By the way, nothing wrong with your frosted bullets as far as using them, maybe not pretty to look at, but will shoot fine.
 
Some of cast boolets have said that frosty bullets are preferable as all the frosting hold lube leading to less leading in the bore... Other's say the exact opposite... YMMV... I think both have a good point, but also think that leading has more to do with how rough your bore is... Which leaves me preferring button rifled and hammer forged barrels... Insert anti savage rant here...
 
Just make sure the water is well away from your lead pot as even a tiny drop of water in the lead pot can cause a massive eruption of lead spatter from your lead pot.

good advice, but it will only explode if the water gets under the surface of the lead.
 
Those bullets are frosty, but the fill looks good and any "problem" is purely cosmetic. They look even worse after firing!

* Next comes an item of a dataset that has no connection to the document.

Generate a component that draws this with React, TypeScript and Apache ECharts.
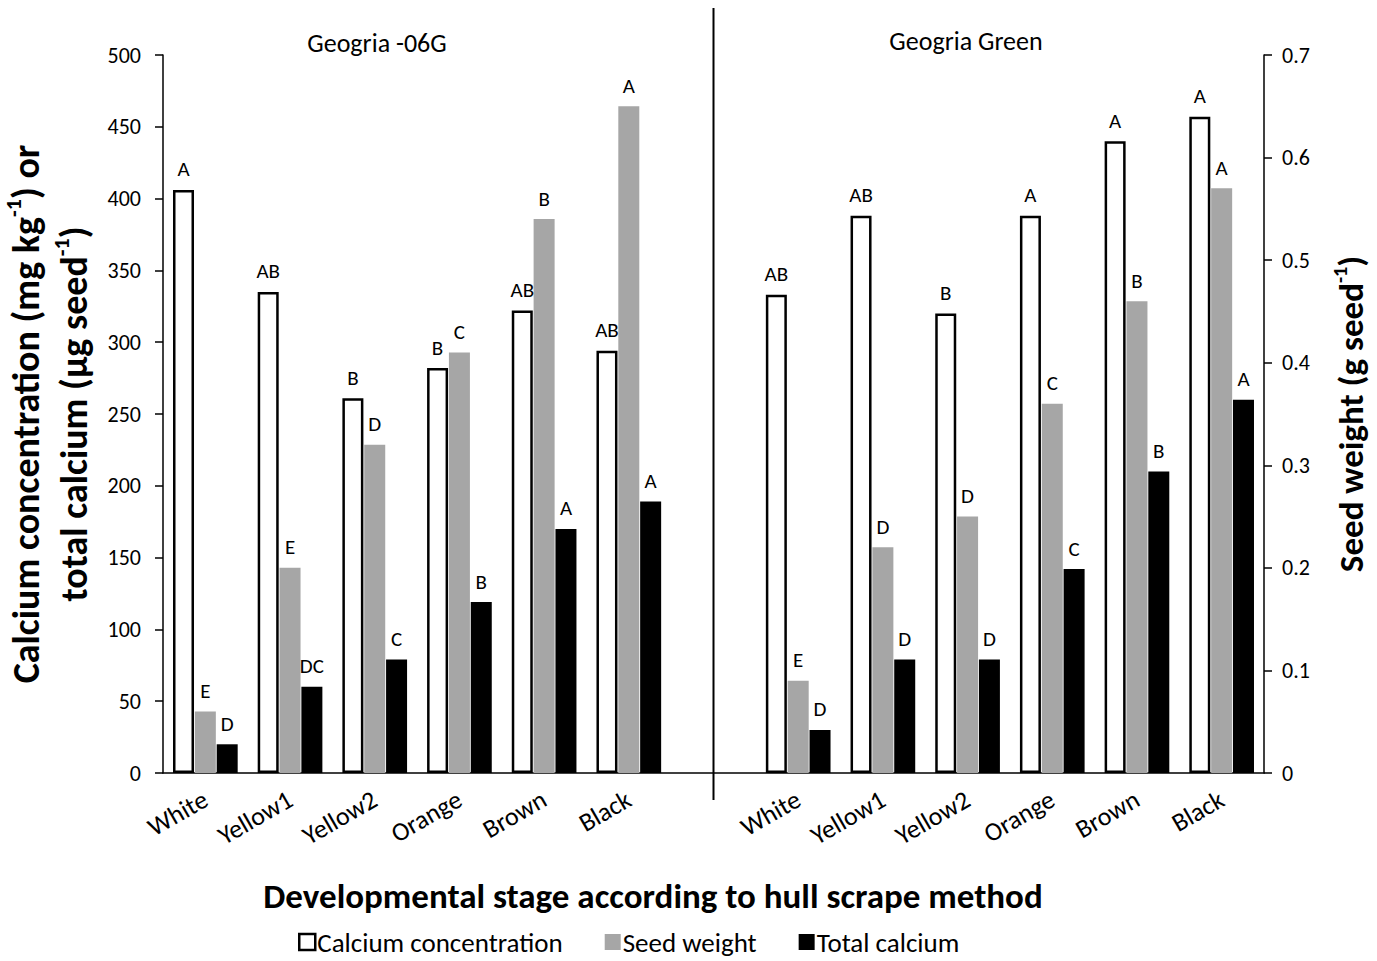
import React, { useEffect, useRef } from 'react';
import * as echarts from 'echarts';

const categories = ['White', 'Yellow1', 'Yellow2', 'Orange', 'Brown', 'Black', '', 'White', 'Yellow1', 'Yellow2', 'Orange', 'Brown', 'Black'];
const calciumConcentration = [406, 335, 261, 282, 322, 294, null, 333, 388, 320, 388, 440, 457];
const seedWeight = [0.06, 0.2, 0.32, 0.41, 0.54, 0.65, null, 0.09, 0.22, 0.25, 0.36, 0.46, 0.57];
const totalCalcium = [20, 60, 79, 119, 170, 189, null, 30, 79, 79, 142, 210, 260];
const calciumLetters = ['A', 'AB', 'B', 'B', 'AB', 'AB', '', 'AB', 'AB', 'B', 'A', 'A', 'A'];
const seedLetters = ['E', 'E', 'D', 'C', 'B', 'A', '', 'E', 'D', 'D', 'C', 'B', 'A'];
const totalLetters = ['D', 'DC', 'C', 'B', 'A', 'A', '', 'D', 'D', 'D', 'C', 'B', 'A'];
const cultivars = ['Geogria -06G', 'Geogria Green'];
const seriesNames = ['Calcium concentration', 'Seed weight', 'Total calcium'];
const leftAxisRange = [0, 500, 50];
const rightAxisRange = [0, 0.7, 0.1];

const FONT = 'Carlito, Lato, sans-serif';

export default function App() {
  const ref = useRef<HTMLDivElement>(null);
  useEffect(() => {
    if (!ref.current) return;
    const chart = echarts.init(ref.current, undefined, { renderer: 'svg' });
    const gapIndex = categories.indexOf('');
    const axisLineStyle = { color: '#000', width: 1.5 };
    const labelBase = { show: true, position: 'top' as const, distance: 10, fontSize: 21, color: '#000', fontFamily: FONT };
    const titleRich = (main: number, sup: number, lh: number, raise: number) => ({
      b: { fontSize: main, fontWeight: 'bold', lineHeight: lh, color: '#000', fontFamily: FONT },
      s: { fontSize: sup, fontWeight: 'bold', lineHeight: sup, padding: [0, 0, raise * 2, 0], color: '#000', fontFamily: FONT },
    });
    const option: any = {
      animation: false,
      backgroundColor: '#fff',
      textStyle: { fontFamily: FONT },
      title: [
        { text: cultivars[0], left: 372, top: 25, textAlign: 'center', textStyle: { fontSize: 26, fontWeight: 'normal', color: '#000', fontFamily: FONT } },
        { text: cultivars[1], left: 961, top: 23, textAlign: 'center', textStyle: { fontSize: 26, fontWeight: 'normal', color: '#000', fontFamily: FONT } },
        { text: 'Developmental stage according to hull scrape method', left: 648, top: 873, textAlign: 'center', textStyle: { fontSize: 35, fontWeight: 'bold', color: '#000', fontFamily: FONT } },
      ],
      legend: {
        data: seriesNames.map((n) => ({ name: n, icon: 'rect' })),
        left: 296,
        top: 925,
        padding: 2,
        itemWidth: 16,
        itemHeight: 16,
        itemGap: 42,
        itemStyle: { borderWidth: 'inherit' },
        textStyle: { fontSize: 27, lineHeight: 30, color: '#000', fontFamily: FONT, padding: [0, 0, 0, -3] },
      },
      grid: [
        { left: 163, right: 113, top: 55, bottom: 188, outerBoundsMode: 'none', containLabel: false },
        { left: 163, right: 113, top: 8, bottom: 161, outerBoundsMode: 'none', containLabel: false },
      ],
      xAxis: [
        {
          gridIndex: 0,
          type: 'category',
          data: categories,
          boundaryGap: true,
          axisLine: { lineStyle: axisLineStyle },
          axisTick: { length: 8, lineStyle: axisLineStyle },
          axisLabel: { rotate: 30, fontSize: 26, margin: 24, color: '#000', interval: 0, fontFamily: FONT },
          splitLine: { show: false },
        },
        { gridIndex: 1, type: 'category', data: categories, show: false },
      ],
      yAxis: [
        {
          gridIndex: 0,
          type: 'value',
          min: leftAxisRange[0],
          max: leftAxisRange[1],
          interval: leftAxisRange[2],
          axisLine: { show: true, lineStyle: axisLineStyle },
          axisTick: { show: true, length: 8, lineStyle: axisLineStyle },
          axisLabel: { fontSize: 22, color: '#000', margin: 22, fontFamily: FONT },
          splitLine: { show: false },
          name: '{b|Calcium concentration (mg kg}{s|-1}{b|) or}\n{b|total calcium (μg seed}{s|-1}{b|)}',
          nameLocation: 'middle',
          nameRotate: 90,
          nameGap: 55,
          nameTextStyle: { fontFamily: FONT, color: '#000', rich: titleRich(38, 22, 48, 12) },
        },
        {
          gridIndex: 0,
          type: 'value',
          position: 'right',
          min: rightAxisRange[0],
          max: rightAxisRange[1],
          interval: rightAxisRange[2],
          axisLine: { show: true, lineStyle: axisLineStyle },
          axisTick: { show: true, length: 8, lineStyle: axisLineStyle },
          axisLabel: { fontSize: 22, color: '#000', margin: 18, fontFamily: FONT, formatter: (v: number) => String(Number(v.toFixed(1))) },
          splitLine: { show: false },
          name: '{b|Seed weight (g seed}{s|-1}{b|)}',
          nameLocation: 'middle',
          nameRotate: 90,
          nameGap: 69,
          nameTextStyle: { fontFamily: FONT, color: '#000', rich: titleRich(35, 20, 35, 11) },
        },
        { gridIndex: 1, type: 'value', min: 0, max: 1, show: false },
      ],
      series: [
        {
          name: seriesNames[0],
          type: 'bar',
          xAxisIndex: 0,
          yAxisIndex: 0,
          data: calciumConcentration,
          barWidth: 21,
          barGap: '4%',
          itemStyle: { color: '#fff', borderColor: '#000', borderWidth: 2.5 },
          label: { ...labelBase, formatter: (p: any) => calciumLetters[p.dataIndex] },
        },
        {
          name: seriesNames[1],
          type: 'bar',
          xAxisIndex: 0,
          yAxisIndex: 1,
          data: seedWeight,
          barWidth: 21,
          barGap: '4%',
          itemStyle: { color: '#a6a6a6' },
          label: { ...labelBase, formatter: (p: any) => seedLetters[p.dataIndex] },
        },
        {
          name: seriesNames[2],
          type: 'bar',
          xAxisIndex: 0,
          yAxisIndex: 0,
          data: totalCalcium,
          barWidth: 21,
          barGap: '4%',
          itemStyle: { color: '#000' },
          label: { ...labelBase, formatter: (p: any) => totalLetters[p.dataIndex] },
        },
        {
          name: 'divider',
          type: 'line',
          xAxisIndex: 1,
          yAxisIndex: 2,
          data: [[gapIndex, 0], [gapIndex, 1]],
          showSymbol: false,
          silent: true,
          lineStyle: { color: '#000', width: 2 },
        },
      ],
    };
    chart.setOption(option);
    return () => chart.dispose();
  }, []);
  return <div ref={ref} style={{ position: 'fixed', left: 0, top: 0, width: 1377, height: 961, background: '#fff' }} />;
}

The mold was a bit hot, but unless the sprue is smearing or they are sagging when dropped, the bullets will be fine. You can cool the mold by slowing down the process, holding it in front of a fan, or touching it to a wet rag between fills.
 
I like frosty boolits - shoot just as good as shiny ones and are easier to cast! If you don't want to recast them and are concerned with the frosty appearance you can polish the frost off with paper towel or rag and they get shiny. If you're just gonna tumble lube 'em anyway, they will look the same whether they are frosty or not as the mule snot will make them kinda ugly anyway.

These are for my Black powder loads. I made a pan lube for them on Sunday, after casting 140 lead beauties, and now have them ready for loading. I got them from about 1/5 of a 5 gal bucket of wheel weights. Total of about 10 pounds of lead.

I don't think water dropping boolits is good for BP? I was lead to believe that you want the lead to be a bit soft for obturation in BP?
 
These are for my Black powder loads. I made a pan lube for them on Sunday, after casting 140 lead beauties, and now have them ready for loading. I got them from about 1/5 of a 5 gal bucket of wheel weights. Total of about 10 pounds of lead.

I don't think water dropping boolits is good for BP? I was lead to believe that you want the lead to be a bit soft for obturation in BP?

I would not water drop them - the only time I do that is when I want to run cast bullets at the high end of pressure and MV. Is that the Lee 459-500-3R? 45-70? If so, it's a good bullet, but it's plain base and I doubt you'll be pushing it much past 1500 fps. The recoil, even at that MV, would be "stout".